- Task objective:
Print all of the lines exactly. Any picture among them stays out.

◆ ◆ ◆ ◆ ◆

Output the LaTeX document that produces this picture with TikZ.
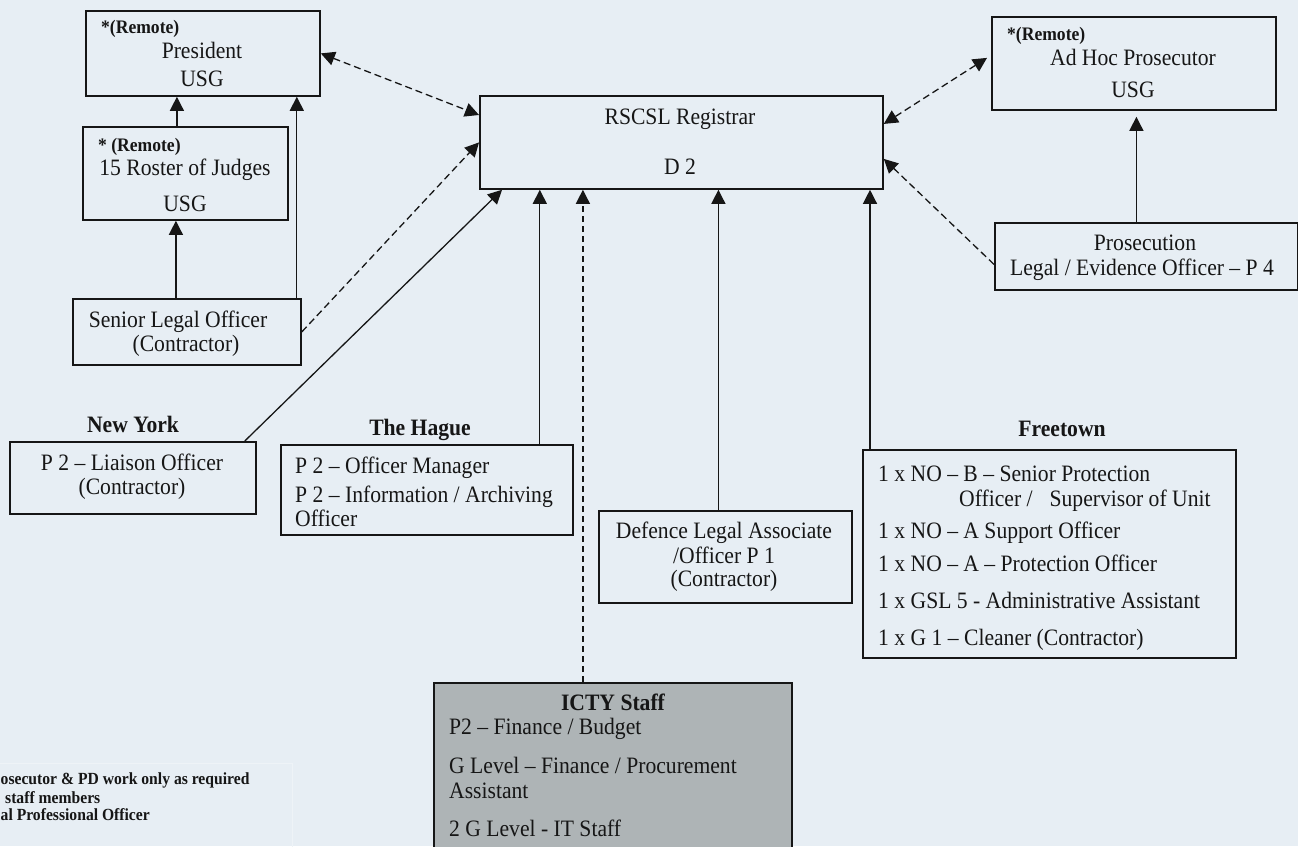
\documentclass[tikz,border=0pt]{standalone}
\usepackage{fontspec}
\setmainfont{Liberation Serif}[FakeStretch=0.92]
\usetikzlibrary{arrows.meta}
\definecolor{bg}{RGB}{231,238,244}
\definecolor{ictyfill}{RGB}{174,180,182}
\definecolor{ink}{RGB}{22,22,22}
\definecolor{faint}{RGB}{238,243,247}
\begin{document}
\begin{tikzpicture}[x=1pt,y=-1pt,
 box/.style={draw=ink,line width=1.8pt,rectangle,inner sep=0pt,anchor=north west},
 txt/.style={inner sep=0pt,anchor=base,font=\fontsize{23.5}{28}\selectfont,text=ink},
 ltxt/.style={txt,anchor=base west},
 rem/.style={inner sep=0pt,anchor=base west,font=\fontsize{19.1}{23}\selectfont\bfseries,text=ink},
 loc/.style={inner sep=0pt,anchor=base,font=\fontsize{23.5}{28}\selectfont\bfseries,text=ink},
 leg/.style={inner sep=0pt,anchor=base west,font=\fontsize{17}{20}\selectfont\bfseries,text=ink},
 arr/.style={draw=ink,line width=1.3pt,-{Triangle[length=14pt,width=14pt]}},
 darr/.style={arr,dash pattern=on 7pt off 4pt},
 vdarr/.style={arr,dash pattern=on 6pt off 4pt},
 dbl/.style={darr,{Triangle[length=14pt,width=14pt]}-{Triangle[length=14pt,width=14pt]}}
]
\useasboundingbox (0,0) rectangle (1298,846);
\clip (0,0) rectangle (1298,846);
\fill[bg] (0,0) rectangle (1298,846);

% legend (cut off)
\node[box,draw=faint,line width=1pt,minimum width=297pt,minimum height=100pt] (legbox) at (-5,763) {};
\node[leg] (leg1) at (0.5,784) {osecutor \& PD work only as required};
\node[leg] (leg2) at (5,803) {staff members};
\node[leg] (leg3) at (0.5,820) {al Professional Officer};

% boxes
\node[box,minimum width=234pt,minimum height=85pt] (pres) at (85,10) {};
\node[box,minimum width=205pt,minimum height=93pt] (roster) at (82,126) {};
\node[box,minimum width=228pt,minimum height=66pt] (senior) at (72,298) {};
\node[box,minimum width=403pt,minimum height=93pt] (reg) at (479,95) {};
\node[box,minimum width=284pt,minimum height=93pt] (adhoc) at (991,16) {};
\node[box,minimum width=303pt,minimum height=67pt] (prosec) at (994,222) {};
\node[box,minimum width=246pt,minimum height=72pt] (ny) at (9,441) {};
\node[box,minimum width=292pt,minimum height=90pt] (hague) at (280,444) {};
\node[box,minimum width=253pt,minimum height=92pt] (defence) at (598,510) {};
\node[box,minimum width=373pt,minimum height=208pt] (freetown) at (862,449) {};
\node[box,fill=ictyfill,minimum width=358pt,minimum height=200pt] (icty) at (433,682) {};

% texts
\node[rem] (presr) at (101,33) {*(Remote)};
\node[txt] (presa) at (202,58) {President};
\node[txt] (presb) at (202,86) {USG};

\node[rem] (rosr) at (98,151) {* (Remote)};
\node[txt] (rosa) at (185,175) {15 Roster of Judges};
\node[txt] (rosb) at (185,211) {USG};

\node[txt] (sena) at (178,327) {Senior Legal Officer};
\node[txt] (senb) at (186,351) {(Contractor)};

\node[txt] (rega) at (680,124) {RSCSL Registrar};
\node[txt] (regb) at (680,174) {D 2};

\node[rem] (adr) at (1007,40) {*(Remote)};
\node[txt] (ada) at (1133,65) {Ad Hoc Prosecutor};
\node[txt] (adb) at (1133,97) {USG};

\node[txt] (pra) at (1145,250) {Prosecution};
\node[txt] (prb) at (1142,275) {Legal / Evidence Officer – P 4};

\node[loc] (nyl) at (133,432) {New York};
\node[txt] (nya) at (132,470) {P 2 – Liaison Officer};
\node[txt] (nyb) at (132,494) {(Contractor)};

\node[loc] (hal) at (420,435) {The Hague};
\node[ltxt] (haa) at (295,473) {P 2 – Officer Manager};
\node[ltxt] (hab) at (295,502) {P 2 – Information / Archiving};
\node[ltxt] (hac) at (295,526) {Officer};

\node[txt] (dea) at (724,538) {Defence Legal Associate};
\node[txt] (deb) at (724,563) {/Officer P 1};
\node[txt] (dec) at (724,586) {(Contractor)};

\node[loc] (frl) at (1062,436) {Freetown};
\node[ltxt] (fra) at (878,481) {1 x NO – B – Senior Protection};
\node[ltxt] (frb) at (959,506) {Officer /\hspace{17pt}Supervisor of Unit};
\node[ltxt] (frc) at (878,538) {1 x NO – A Support Officer};
\node[ltxt] (frd) at (878,571) {1 x NO – A – Protection Officer};
\node[ltxt] (fre) at (878,608) {1 x GSL 5 - Administrative Assistant};
\node[ltxt] (frf) at (878,645) {1 x G 1 – Cleaner (Contractor)};

\node[loc] (ictl) at (613,710) {ICTY Staff};
\node[ltxt] (icta) at (449,734) {P2 – Finance / Budget};
\node[ltxt] (ictb) at (449,773) {G Level – Finance / Procurement};
\node[ltxt] (ictc) at (449,798) {Assistant};
\node[ltxt] (ictd) at (449,836) {2 G Level - IT Staff};

% connectors
\draw[arr] ([xshift=-8.5pt]roster.north) -- ([xshift=-8.5pt]roster.north |- pres.south);
\draw[arr] ([xshift=-11pt]senior.north) -- ([xshift=-11pt]senior.north |- roster.south);
\draw[arr] ([xshift=-5pt]senior.north east) -- ([xshift=-5pt]senior.north east |- pres.south);
\draw[dbl] (pres.east) -- ([yshift=-20pt]reg.north west);
\draw[darr] (senior.east) -- (reg.west);
\draw[arr] ([xshift=-12pt]ny.north east) -- ([xshift=23pt]reg.south west);
\draw[arr] ([xshift=-34pt]hague.north east) -- ([xshift=-34pt]hague.north east |- reg.south);
\draw[vdarr] ([xshift=-30pt]icty.north) -- ([xshift=-30pt]icty.north |- reg.south);
\draw[arr] ([xshift=-7pt]defence.north) -- ([xshift=-7pt]defence.north |- reg.south);
\draw[arr] ([xshift=8pt]freetown.north west) -- ([xshift=8pt]freetown.north west |- reg.south);
\draw[darr] ([yshift=-8pt]prosec.west) -- ([yshift=-16.5pt]reg.east);
\draw[dbl] ([xshift=-4pt,yshift=5.5pt]adhoc.west) -- ([yshift=18.5pt]reg.east);
\draw[arr,shorten >=6pt] ([xshift=-10pt]prosec.north) -- ([xshift=-10pt]prosec.north |- adhoc.south);
\end{tikzpicture}
\end{document}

◆ ◆ ◆ ◆ ◆

- Result of this task:
Output the LaTeX document that produces this picture with TikZ.
\documentclass[tikz,border=0pt]{standalone}
\usepackage{fontspec}
\setmainfont{Liberation Serif}[FakeStretch=0.92]
\usetikzlibrary{arrows.meta}
\definecolor{bg}{RGB}{231,238,244}
\definecolor{ictyfill}{RGB}{174,180,182}
\definecolor{ink}{RGB}{22,22,22}
\definecolor{faint}{RGB}{238,243,247}
\begin{document}
\begin{tikzpicture}[x=1pt,y=-1pt,
 box/.style={draw=ink,line width=1.8pt,rectangle,inner sep=0pt,anchor=north west},
 txt/.style={inner sep=0pt,anchor=base,font=\fontsize{23.5}{28}\selectfont,text=ink},
 ltxt/.style={txt,anchor=base west},
 rem/.style={inner sep=0pt,anchor=base west,font=\fontsize{19.1}{23}\selectfont\bfseries,text=ink},
 loc/.style={inner sep=0pt,anchor=base,font=\fontsize{23.5}{28}\selectfont\bfseries,text=ink},
 leg/.style={inner sep=0pt,anchor=base west,font=\fontsize{17}{20}\selectfont\bfseries,text=ink},
 arr/.style={draw=ink,line width=1.3pt,-{Triangle[length=14pt,width=14pt]}},
 darr/.style={arr,dash pattern=on 7pt off 4pt},
 vdarr/.style={arr,dash pattern=on 6pt off 4pt},
 dbl/.style={darr,{Triangle[length=14pt,width=14pt]}-{Triangle[length=14pt,width=14pt]}}
]
\useasboundingbox (0,0) rectangle (1298,846);
\clip (0,0) rectangle (1298,846);
\fill[bg] (0,0) rectangle (1298,846);

% legend (cut off)
\node[box,draw=faint,line width=1pt,minimum width=297pt,minimum height=100pt] (legbox) at (-5,763) {};
\node[leg] (leg1) at (0.5,784) {osecutor \& PD work only as required};
\node[leg] (leg2) at (5,803) {staff members};
\node[leg] (leg3) at (0.5,820) {al Professional Officer};

% boxes
\node[box,minimum width=234pt,minimum height=85pt] (pres) at (85,10) {};
\node[box,minimum width=205pt,minimum height=93pt] (roster) at (82,126) {};
\node[box,minimum width=228pt,minimum height=66pt] (senior) at (72,298) {};
\node[box,minimum width=403pt,minimum height=93pt] (reg) at (479,95) {};
\node[box,minimum width=284pt,minimum height=93pt] (adhoc) at (991,16) {};
\node[box,minimum width=303pt,minimum height=67pt] (prosec) at (994,222) {};
\node[box,minimum width=246pt,minimum height=72pt] (ny) at (9,441) {};
\node[box,minimum width=292pt,minimum height=90pt] (hague) at (280,444) {};
\node[box,minimum width=253pt,minimum height=92pt] (defence) at (598,510) {};
\node[box,minimum width=373pt,minimum height=208pt] (freetown) at (862,449) {};
\node[box,fill=ictyfill,minimum width=358pt,minimum height=200pt] (icty) at (433,682) {};

% texts
\node[rem] (presr) at (101,33) {*(Remote)};
\node[txt] (presa) at (202,58) {President};
\node[txt] (presb) at (202,86) {USG};

\node[rem] (rosr) at (98,151) {* (Remote)};
\node[txt] (rosa) at (185,175) {15 Roster of Judges};
\node[txt] (rosb) at (185,211) {USG};

\node[txt] (sena) at (178,327) {Senior Legal Officer};
\node[txt] (senb) at (186,351) {(Contractor)};

\node[txt] (rega) at (680,124) {RSCSL Registrar};
\node[txt] (regb) at (680,174) {D 2};

\node[rem] (adr) at (1007,40) {*(Remote)};
\node[txt] (ada) at (1133,65) {Ad Hoc Prosecutor};
\node[txt] (adb) at (1133,97) {USG};

\node[txt] (pra) at (1145,250) {Prosecution};
\node[txt] (prb) at (1142,275) {Legal / Evidence Officer – P 4};

\node[loc] (nyl) at (133,432) {New York};
\node[txt] (nya) at (132,470) {P 2 – Liaison Officer};
\node[txt] (nyb) at (132,494) {(Contractor)};

\node[loc] (hal) at (420,435) {The Hague};
\node[ltxt] (haa) at (295,473) {P 2 – Officer Manager};
\node[ltxt] (hab) at (295,502) {P 2 – Information / Archiving};
\node[ltxt] (hac) at (295,526) {Officer};

\node[txt] (dea) at (724,538) {Defence Legal Associate};
\node[txt] (deb) at (724,563) {/Officer P 1};
\node[txt] (dec) at (724,586) {(Contractor)};

\node[loc] (frl) at (1062,436) {Freetown};
\node[ltxt] (fra) at (878,481) {1 x NO – B – Senior Protection};
\node[ltxt] (frb) at (959,506) {Officer /\hspace{17pt}Supervisor of Unit};
\node[ltxt] (frc) at (878,538) {1 x NO – A Support Officer};
\node[ltxt] (frd) at (878,571) {1 x NO – A – Protection Officer};
\node[ltxt] (fre) at (878,608) {1 x GSL 5 - Administrative Assistant};
\node[ltxt] (frf) at (878,645) {1 x G 1 – Cleaner (Contractor)};

\node[loc] (ictl) at (613,710) {ICTY Staff};
\node[ltxt] (icta) at (449,734) {P2 – Finance / Budget};
\node[ltxt] (ictb) at (449,773) {G Level – Finance / Procurement};
\node[ltxt] (ictc) at (449,798) {Assistant};
\node[ltxt] (ictd) at (449,836) {2 G Level - IT Staff};

% connectors
\draw[arr] ([xshift=-8.5pt]roster.north) -- ([xshift=-8.5pt]roster.north |- pres.south);
\draw[arr] ([xshift=-11pt]senior.north) -- ([xshift=-11pt]senior.north |- roster.south);
\draw[arr] ([xshift=-5pt]senior.north east) -- ([xshift=-5pt]senior.north east |- pres.south);
\draw[dbl] (pres.east) -- ([yshift=-20pt]reg.north west);
\draw[darr] (senior.east) -- (reg.west);
\draw[arr] ([xshift=-12pt]ny.north east) -- ([xshift=23pt]reg.south west);
\draw[arr] ([xshift=-34pt]hague.north east) -- ([xshift=-34pt]hague.north east |- reg.south);
\draw[vdarr] ([xshift=-30pt]icty.north) -- ([xshift=-30pt]icty.north |- reg.south);
\draw[arr] ([xshift=-7pt]defence.north) -- ([xshift=-7pt]defence.north |- reg.south);
\draw[arr] ([xshift=8pt]freetown.north west) -- ([xshift=8pt]freetown.north west |- reg.south);
\draw[darr] ([yshift=-8pt]prosec.west) -- ([yshift=-16.5pt]reg.east);
\draw[dbl] ([xshift=-4pt,yshift=5.5pt]adhoc.west) -- ([yshift=18.5pt]reg.east);
\draw[arr,shorten >=6pt] ([xshift=-10pt]prosec.north) -- ([xshift=-10pt]prosec.north |- adhoc.south);
\end{tikzpicture}
\end{document}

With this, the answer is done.